Prior to Parliament’s approval of the bill, the Minority in Parliament had opposed portions of it particularly on the grounds of job losses.
Also, the Automobile Dealers Union Ghana (ADUG), had called on government to hold broader consultations with all stakeholders in the automobile industry before approving the bill.
The amendment is part of a plan towards the implementation of the Ghana Automotive Manufacturing Programme, which has so far attracted several global car assembly plants into the country.
The law seeks to also provide incentives for automotive manufacturers and assemblers, registered under the Ghana Manufacturing Development Programme.

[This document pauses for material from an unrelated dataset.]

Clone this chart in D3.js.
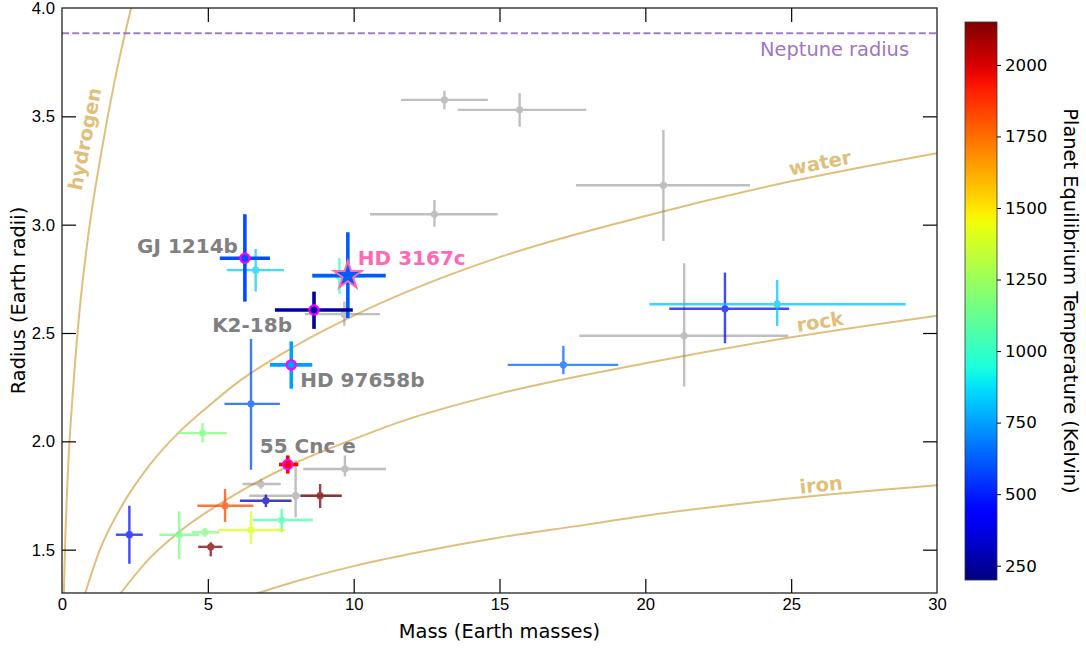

Gov’t justifies plan to ban imported ‘accident vehicles’ and over 10-year old cars
Government, earlier this year, justified the decision.
Currently, there are penalties for over-aged cars ranging between 5% and 100% of the total cost, insurance and freight of an imported car, between 10 years, and those over 35 years at the country’s ports.
But, the proposal which is part of the Customs Amendment Bill, 2020, was passed on Tuesday, March 3, 2020, and assented by the President on April 30, 2020.
Government has predicted an estimated revenue loss of GHS802 million over the next three years after the review of the policy.
This is however expected to be partially offset by the additional revenue from customs duties on vehicles not covered by the programme, according to the joint report of the joint committee on Finance and Trade, Industry and Tourism.